Rabu, 26 Januari 2011

Mengukur tingkat kepekaan seorang pemimpin ...

Tulisan ini saya buat karena tergerak dengan begitu maraknya opini yang terjadi di masyarakat saat ini, berkaitan dengan pidato presiden  yang mengeluhkan gajinya yang tak kunjung naik selama tujuh tahun. Tadinya saya sempat tertawa sendiri begitu membaca headline news pada salah satu media cetak Indonesia yang membahas hal tersebut. Saya pikir, "Ah..ini pasti hanya berita sensasional untuk meningkatkan oplah penjualan." Tapi begitu saya cermati ternyata ini sungguhan, benar-benar fakta seorang presiden RI yang merupakan pimpinan tertinggi negara yang seharusnya menjadi panutan dan sandaran bagi rakyatnya mengeluarkan pernyataan yang sangat kontroversif (paling tidak menurut saya). 
Bukan saja mengejutkan karena pernyatan tersebut dikeluarkan oleh orang nomor satu di negeri ini, namun juga sangat tidak pada tempatnya mengeluhkan hal tersebut dihadapan forum dan pada kesempatan resmi. Selain tidak pantas (bahkan dalam suatu rumah tangga kecil hal tersebut merupakan hal sangat sensitif, sampai-sampai hanya boleh dibicarakan oleh pasangan suami istri, dan terlarang bagi anak-anak dan orang-orang yang tinggal satu atap dalam keluarga tersebut, apalagi untuk orang lain diluar rumah tangga mereka..begitulah logikanya..sekali lagi, menurut saya lho) hal itu juga dapat melukai hati kebanyakan masyarakat Indonesia, dalam hal ini yang masuk kedalam golongan ekonomi lemah atau yang hidupnya berada dibawah garis kemiskinan (yang pas di garis kemiskinan pun bisa tersinggung, apalagi yang dibawahnya..betul?).

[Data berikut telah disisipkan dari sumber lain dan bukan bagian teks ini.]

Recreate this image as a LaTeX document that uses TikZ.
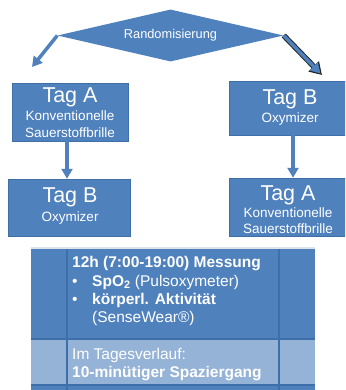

Saya lalu membandingkan presiden yang digaji sebesar sekitar Rp 62.000.000 (belum termasuk dana taktis dan lain sebagainya, karena menurut seorang pakar dan pengamat setelah ditambah ini itu gaji yang dibawa pulang ke rumah bisa mencapai angka Milyaran Rupiah juga, seperti yang diperoleh presiden Singapura, begitu presiden kita membandingkan gajinya dengan beliau) dengan para buruh kasar atau orang-orang yang bekerja serabutan yang untuk memenuhi kebutuhan pokok paling vital, dalam hal ini makan, pun sangat sulit dan penuh perjuangan untuk memperolehnya. Mungkin para pemimpin disini perlu sesekali meluangkan waktu untuk menonton sebuah acara di salah satu stasiun televisi yang berjudul "JIKA AKU MENJADI..." lalu merenung sejenak dan berkaca pada diri sendiri betapa beruntungnya mereka, betapa tidak pantasnya mengeluh untuk hal yang memang sangat tidak pantas dikeluhkan, betapa mereka harus belajar dari orang-orang kecil yang begitu menghargai suatu nikmat bahkan untuk mendapatkan uang sebesar seribu hingga dua ribu Rupiah saja mereka harus bersusah payah dulu dengan segenap tenaga dan perjuangan. Saya saja sering sekali merasa malu pada diri sendiri usai menonton tayangan tersebut, bagaimana saya dengan mudahnya menghabiskan puluhan bahkan ratusan ribu untuk hal-hal yang terkadang tidak terlalu penting atau bahkan sama sekali tidak saya butuhkan. Bagaimana bisa seseorang yang mempunyai penghasilan begitu besar dengan segala kemudahan dan fasilitas tapi masih saja mengeluh. Sungguh, sampai saat ini saya saya merasa shock dengan pidato presiden kita tersebut.
Setelah kasus Gayus yang tak kunjung tuntas, janganlah kami masyarakat kecil disakiti lagi, bukankah tugas pemimpin itu melindungi, mengayomi, memberi rasa aman, damai, dan tenteram bagi rakyatnya. Jadi tolonglah mulai sekarang berpikirlah sejenak sebelum mengeluarkan pernyataan apapun..karena seperti petikan sebuah lagu lawas populer..."Memang Lidah Tak Bertulang...Tak Terbatas Kata-kata.."
Semoga kedepannya kita semua lebih bijaksana dalam bertindak, bersikap, dan berkata-kata (amin).